In February I was in southern Africa, looking at two major transfrontier protected areas. Accompanying me as I flew over the unromantically named GKG project (Gaza-Kruger-Gonarezhou) were two former AWF Charlotte Conservation Fellows. Hector Magome is now director of conservation services for South Africa's 20 national parks, and Elizabeth Chadri, a talented Kenyan, left her family and country to open AWF's Conservation Service Center in the town of White River near Kruger's main gate.
A legacy of conflicting political ideologies, a formidable fence between these two countries cuts this huge ecological system in half. The drive to remove the straight-line fence that divides Kruger from Coutada 16 symbolizes the growing world movement to link protected areas across international borders. Introduced in the 1920s and '30s, international peace parks, or transboundary protected areas, are intended to better manage shared natural resources, especially migratory wildlife.*
One goal of GKG is to double the land available for wildlife, including Kruger's 10,000 elephants. It is hoped that the increased habitat and expanded tourism in GKG will give this growing elephant population a new lease on life and generate jobs and income for the area's two million poor human neighbors.
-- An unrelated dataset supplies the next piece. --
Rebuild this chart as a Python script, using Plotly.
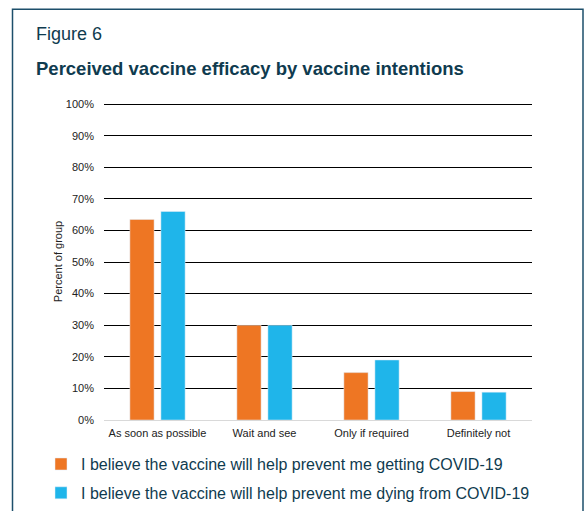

The other transfrontier area I visited is Four Corners, aptly named for the place where Botswana, Namibia, Zambia and Zimbabwe come together. Here, man-drawn political lines presume to divide the habitat for Africa's largest population of elephants, now estimated at more than 60,000 animals. Running from the Okavango, that wondrous wetland within a desert, to Victoria Falls (known locally as Mosi-Oa-Tunyaa, smoke that thunders), the tourist circuit of this transfrontier ecosystem is frustrated by border posts and inconsistent policies. Tourism operators, for example, told me that Botswana's decision to zone about six miles along the border for wildlife photography is being undermined by hunters in the Caprivi strip, who bait lions to draw them into Namibia and, in one instance, established a bar directly across from a wilderness camp. For their part, Namibians complain about their neighbors' veterinary fences cutting off migratory corridors for wildlife.
If we build a dialogue based on the ecosystem that unites these countries, not the policies that divide them, these conflicts can be reconciled, leading to greater regionwide tourism investment and improved economic opportunities.
Pondering what I have seen, I can't help feeling exhilarated. During AWS's 40-year history, we have supported some remarkable conservation projects, but none match the scale of these two initiatives involving portions of six countries, with GKG incorporating one of the two largest parks in Africa, and Four Corners including the habitat of the largest herd of elephants in Africa.
Almost 40 percent of Africa's national parks lie on international borders. Working across these borders with different issues, cultures, rules and attitudes requires people who possess traditional scientific skills, the patience to work with local communities, the savvy to negotiate with tourist companies and a considerable dose of diplomatic talent to address sensitive issues of national sovereignty and security.
But if we are going to keep wildlife in Africa forever, we must consider the management of whole water catchments, river basins and ecosystems, in addition to individual species. When it comes to natural systems and migratory wildlife, good fences don't make good neighbors.
*The world's first international peace park linked Glacier National Park in the United States with Canada's Waterton Lakes National Park in 1931.